What is expected - Reproduce the first line and every line after it, exactly, through the one containing "from bokeh.resources import INLINE". Leave out the rest.

Data block -
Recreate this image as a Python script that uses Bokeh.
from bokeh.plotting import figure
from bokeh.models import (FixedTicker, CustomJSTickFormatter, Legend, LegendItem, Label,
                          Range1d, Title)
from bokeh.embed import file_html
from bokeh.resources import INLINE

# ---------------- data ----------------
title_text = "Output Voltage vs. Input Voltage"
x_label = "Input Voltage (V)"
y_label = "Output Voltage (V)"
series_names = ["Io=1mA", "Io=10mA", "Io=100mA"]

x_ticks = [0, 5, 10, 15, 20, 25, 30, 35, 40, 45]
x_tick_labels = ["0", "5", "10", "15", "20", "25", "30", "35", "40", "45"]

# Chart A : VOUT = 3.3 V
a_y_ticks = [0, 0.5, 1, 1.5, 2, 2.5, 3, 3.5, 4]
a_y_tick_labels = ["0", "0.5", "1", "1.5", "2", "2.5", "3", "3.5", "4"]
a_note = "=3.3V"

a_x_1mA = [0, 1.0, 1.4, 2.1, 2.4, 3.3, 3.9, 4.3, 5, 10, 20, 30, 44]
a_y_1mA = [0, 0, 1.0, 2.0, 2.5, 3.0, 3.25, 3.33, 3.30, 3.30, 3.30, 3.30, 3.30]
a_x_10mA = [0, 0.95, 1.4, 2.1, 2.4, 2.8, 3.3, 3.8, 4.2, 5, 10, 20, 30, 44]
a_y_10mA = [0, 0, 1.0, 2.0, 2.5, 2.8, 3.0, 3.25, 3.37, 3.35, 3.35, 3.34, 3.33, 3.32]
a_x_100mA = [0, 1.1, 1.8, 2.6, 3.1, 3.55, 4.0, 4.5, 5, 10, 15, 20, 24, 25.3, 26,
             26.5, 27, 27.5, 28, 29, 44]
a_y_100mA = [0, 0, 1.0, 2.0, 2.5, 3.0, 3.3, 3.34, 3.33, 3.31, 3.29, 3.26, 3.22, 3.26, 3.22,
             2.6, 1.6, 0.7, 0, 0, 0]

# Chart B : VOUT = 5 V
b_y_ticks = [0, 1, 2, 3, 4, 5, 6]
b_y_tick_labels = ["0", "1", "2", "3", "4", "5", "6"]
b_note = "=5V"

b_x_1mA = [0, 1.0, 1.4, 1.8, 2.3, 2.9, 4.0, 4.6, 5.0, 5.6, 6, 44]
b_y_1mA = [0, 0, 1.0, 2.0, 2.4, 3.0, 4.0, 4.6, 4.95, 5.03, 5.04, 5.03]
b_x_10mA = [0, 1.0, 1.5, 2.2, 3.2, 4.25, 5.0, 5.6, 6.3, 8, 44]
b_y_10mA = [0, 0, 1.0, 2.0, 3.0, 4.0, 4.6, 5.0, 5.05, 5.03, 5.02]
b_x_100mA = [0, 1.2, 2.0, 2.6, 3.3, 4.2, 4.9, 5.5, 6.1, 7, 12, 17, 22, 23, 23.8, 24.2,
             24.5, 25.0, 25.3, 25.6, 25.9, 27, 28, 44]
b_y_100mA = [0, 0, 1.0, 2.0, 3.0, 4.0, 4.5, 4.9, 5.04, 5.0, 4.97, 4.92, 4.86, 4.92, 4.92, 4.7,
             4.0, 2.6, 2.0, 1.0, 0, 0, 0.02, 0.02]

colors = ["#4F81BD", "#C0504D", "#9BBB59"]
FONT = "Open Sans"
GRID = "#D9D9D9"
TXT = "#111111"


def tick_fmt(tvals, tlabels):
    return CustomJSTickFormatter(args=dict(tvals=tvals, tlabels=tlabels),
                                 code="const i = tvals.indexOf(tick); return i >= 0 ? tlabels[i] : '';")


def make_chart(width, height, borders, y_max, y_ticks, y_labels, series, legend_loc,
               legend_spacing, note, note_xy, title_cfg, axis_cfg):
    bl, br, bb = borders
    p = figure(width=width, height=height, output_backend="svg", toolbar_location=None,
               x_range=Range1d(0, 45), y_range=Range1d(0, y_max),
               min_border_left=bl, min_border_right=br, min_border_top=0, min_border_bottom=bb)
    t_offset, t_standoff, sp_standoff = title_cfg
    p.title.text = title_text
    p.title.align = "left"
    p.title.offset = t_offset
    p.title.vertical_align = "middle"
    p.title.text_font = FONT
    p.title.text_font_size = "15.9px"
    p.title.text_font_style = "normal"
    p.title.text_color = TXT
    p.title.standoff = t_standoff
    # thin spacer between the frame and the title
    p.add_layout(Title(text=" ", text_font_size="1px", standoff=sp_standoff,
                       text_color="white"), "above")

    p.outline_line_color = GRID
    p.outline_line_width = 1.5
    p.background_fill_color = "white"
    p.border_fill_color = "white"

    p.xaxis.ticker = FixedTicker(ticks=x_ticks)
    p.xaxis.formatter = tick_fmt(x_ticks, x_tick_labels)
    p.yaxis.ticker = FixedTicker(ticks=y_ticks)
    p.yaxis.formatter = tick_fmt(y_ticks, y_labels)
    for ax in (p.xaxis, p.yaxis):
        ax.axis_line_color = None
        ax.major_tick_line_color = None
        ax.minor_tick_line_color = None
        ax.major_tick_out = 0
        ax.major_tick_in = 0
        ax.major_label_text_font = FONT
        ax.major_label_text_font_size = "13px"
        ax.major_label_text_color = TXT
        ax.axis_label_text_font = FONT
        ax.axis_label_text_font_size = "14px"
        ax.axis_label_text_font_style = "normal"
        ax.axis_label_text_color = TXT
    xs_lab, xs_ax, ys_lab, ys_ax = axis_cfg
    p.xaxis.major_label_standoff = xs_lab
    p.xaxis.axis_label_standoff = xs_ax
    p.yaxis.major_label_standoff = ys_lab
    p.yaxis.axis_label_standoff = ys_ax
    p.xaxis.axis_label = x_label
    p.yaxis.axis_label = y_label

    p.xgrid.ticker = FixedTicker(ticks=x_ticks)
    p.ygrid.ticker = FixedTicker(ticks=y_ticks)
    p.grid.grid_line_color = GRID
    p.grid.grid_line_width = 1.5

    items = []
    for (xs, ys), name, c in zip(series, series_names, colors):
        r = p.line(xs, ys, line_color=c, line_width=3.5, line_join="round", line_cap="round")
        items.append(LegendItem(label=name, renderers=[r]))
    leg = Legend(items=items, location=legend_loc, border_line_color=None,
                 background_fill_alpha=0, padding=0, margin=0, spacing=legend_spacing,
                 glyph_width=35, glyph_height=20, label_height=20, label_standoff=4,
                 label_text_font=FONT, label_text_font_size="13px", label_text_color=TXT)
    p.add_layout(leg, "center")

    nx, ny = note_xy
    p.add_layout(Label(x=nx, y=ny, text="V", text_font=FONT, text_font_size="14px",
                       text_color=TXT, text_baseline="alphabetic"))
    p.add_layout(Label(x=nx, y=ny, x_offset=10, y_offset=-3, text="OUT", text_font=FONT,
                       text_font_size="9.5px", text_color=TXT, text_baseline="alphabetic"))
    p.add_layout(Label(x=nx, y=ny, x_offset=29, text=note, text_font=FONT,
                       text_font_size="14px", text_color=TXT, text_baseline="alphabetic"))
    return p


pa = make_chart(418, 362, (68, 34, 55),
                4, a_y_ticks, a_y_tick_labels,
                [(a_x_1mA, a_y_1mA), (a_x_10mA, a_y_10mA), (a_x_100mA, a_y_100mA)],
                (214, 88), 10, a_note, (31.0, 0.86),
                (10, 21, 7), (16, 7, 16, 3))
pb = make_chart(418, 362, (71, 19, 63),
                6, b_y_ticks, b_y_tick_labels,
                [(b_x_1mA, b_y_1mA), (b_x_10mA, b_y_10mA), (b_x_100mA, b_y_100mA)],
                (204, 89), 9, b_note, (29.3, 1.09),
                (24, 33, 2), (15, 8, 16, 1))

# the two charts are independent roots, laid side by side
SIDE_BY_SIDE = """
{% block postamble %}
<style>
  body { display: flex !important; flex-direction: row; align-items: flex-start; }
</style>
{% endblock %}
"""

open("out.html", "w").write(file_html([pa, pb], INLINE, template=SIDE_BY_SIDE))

Result below -
Recreate this image as a Python script that uses Bokeh.
from bokeh.plotting import figure
from bokeh.models import (FixedTicker, CustomJSTickFormatter, Legend, LegendItem, Label,
                          Range1d, Title)
from bokeh.embed import file_html
from bokeh.resources import INLINE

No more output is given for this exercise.